More specifically, private sector debt arrangements are typically set up with liquidity backstops. For example, commercial paper lines are backed with credit lines at banks. Some banks will go to other banks for backstops. However, those banks need a backstop - the central bank. In a liquidity crisis, the central bank sets the interest rate for emergency lending to banks. The interest rate for such lending becomes the base rate of interest in the economy. This rate is determined solely at the discretion of the central bankers, and thus is under control of an arm of the government.
(Hyman Minsky discussed the liquidity structure of banking systems in detail; my description here is my own phrasing. The book “Stabilizing an Unstable Economy” discusses the evolution of the financial system of the United States in the post-war era.)

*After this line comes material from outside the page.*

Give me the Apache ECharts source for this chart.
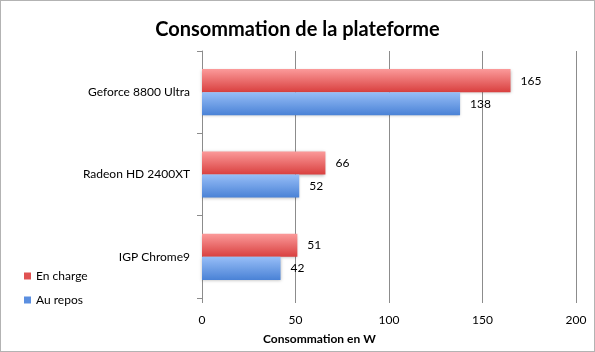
<!DOCTYPE html>
<html>
<head>
<meta charset="utf-8">
<script src="https://cdn.jsdelivr.net/npm/echarts@6/dist/echarts.min.js"></script>
<style>
    html, body { margin: 0; padding: 0; background: #fff; }
    #chart { width: 593px; height: 350px; border: 1px solid #b3b3b3; }
</style>
</head>
<body>
<div id="chart"></div>
<script>
    // valeurs
    var categories = ['IGP Chrome9', 'Radeon HD 2400XT', 'Geforce 8800 Ultra'];
    var enCharge = [51, 66, 165];
    var auRepos = [42, 52, 138];
    var xTicks = [0, 50, 100, 150, 200];

    var font = 'Lato, "Open Sans", sans-serif';
    var chart = echarts.init(document.getElementById('chart'));

    function grad(top, bottom) {
        return new echarts.graphic.LinearGradient(0, 0, 0, 1, [
            { offset: 0, color: top },
            { offset: 1, color: bottom }
        ]);
    }

    var option = {
        animation: false,
        title: {
            text: 'Consommation de la plateforme',
            left: 'center',
            top: 14,
            textStyle: { fontFamily: font, fontSize: 20, fontWeight: 'bold', color: '#000' }
        },
        legend: {
            orient: 'vertical',
            left: 18,
            top: 264,
            itemWidth: 7,
            itemHeight: 7,
            itemGap: 12,
            icon: 'rect',
            textStyle: { fontFamily: font, fontSize: 12, color: '#000' },
            data: [
                { name: 'En charge', itemStyle: { color: '#e05252' } },
                { name: 'Au repos', itemStyle: { color: '#5b8fe0' } }
            ]
        },
        grid: { left: 201, right: 18, top: 50, bottom: 53, containLabel: false },
        xAxis: {
            type: 'value',
            min: xTicks[0],
            max: xTicks[xTicks.length - 1],
            interval: 50,
            axisLine: { show: false },
            axisTick: { show: true, length: 5, lineStyle: { color: '#8c8c8c' } },
            axisLabel: { fontFamily: font, fontSize: 12, color: '#000', margin: 16 },
            splitLine: { show: true, lineStyle: { color: '#8c8c8c', width: 1 } }
        },
        yAxis: {
            type: 'category',
            data: categories,
            axisLine: { show: true, lineStyle: { color: '#8c8c8c' } },
            axisTick: { show: true, length: 5, lineStyle: { color: '#8c8c8c' } },
            axisLabel: { fontFamily: font, fontSize: 12, color: '#000', margin: 12 }
        },
        graphic: [{
            type: 'text',
            left: 262,
            top: 332,
            style: { text: 'Consommation en W', font: 'bold 12px ' + font, fill: '#000' }
        }],
        series: [{
            name: 'En charge',
            type: 'bar',
            data: enCharge,
            barGap: '0%',
            barCategoryGap: '44%',
            itemStyle: {
                color: grad('#fb9a9a', '#d9403f'),
                shadowColor: 'rgba(0,0,0,0.25)',
                shadowBlur: 3,
                shadowOffsetY: 1
            },
            label: { show: true, position: 'right', distance: 10, fontFamily: font, fontSize: 12, color: '#000' }
        }, {
            name: 'Au repos',
            type: 'bar',
            data: auRepos,
            itemStyle: {
                color: grad('#97bef7', '#4a82d6'),
                shadowColor: 'rgba(0,0,0,0.25)',
                shadowBlur: 3,
                shadowOffsetY: 1
            },
            label: { show: true, position: 'right', distance: 10, fontFamily: font, fontSize: 12, color: '#000' }
        }]
    };
    chart.setOption(option);
</script>
</body>
</html>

Once we accept that the government sets the base rate of interest, how does it set it? That leads us to the whole theory of monetary economics, which I cannot hope to summarise. The standard story is that the central bank sets the interest rate to control inflation.
Why won’t the banks do this? Private sector lenders only care about getting paid back. If the economy is growing rapidly in nominal terms, it means that borrowers’ incomes should be growing - and they can easily meet debt repayments. So there is no reason to fear inflation.
One could argue that bankers are worried about the real return on lending. However, this ignores the nature of banks. Banks are highly levered entities, and so their return on equity (what they care about) is much higher than the level of interest rates - so long as borrowers do not default. Therefore, they have no reason to care about the inflationary consequences of their lending decisions.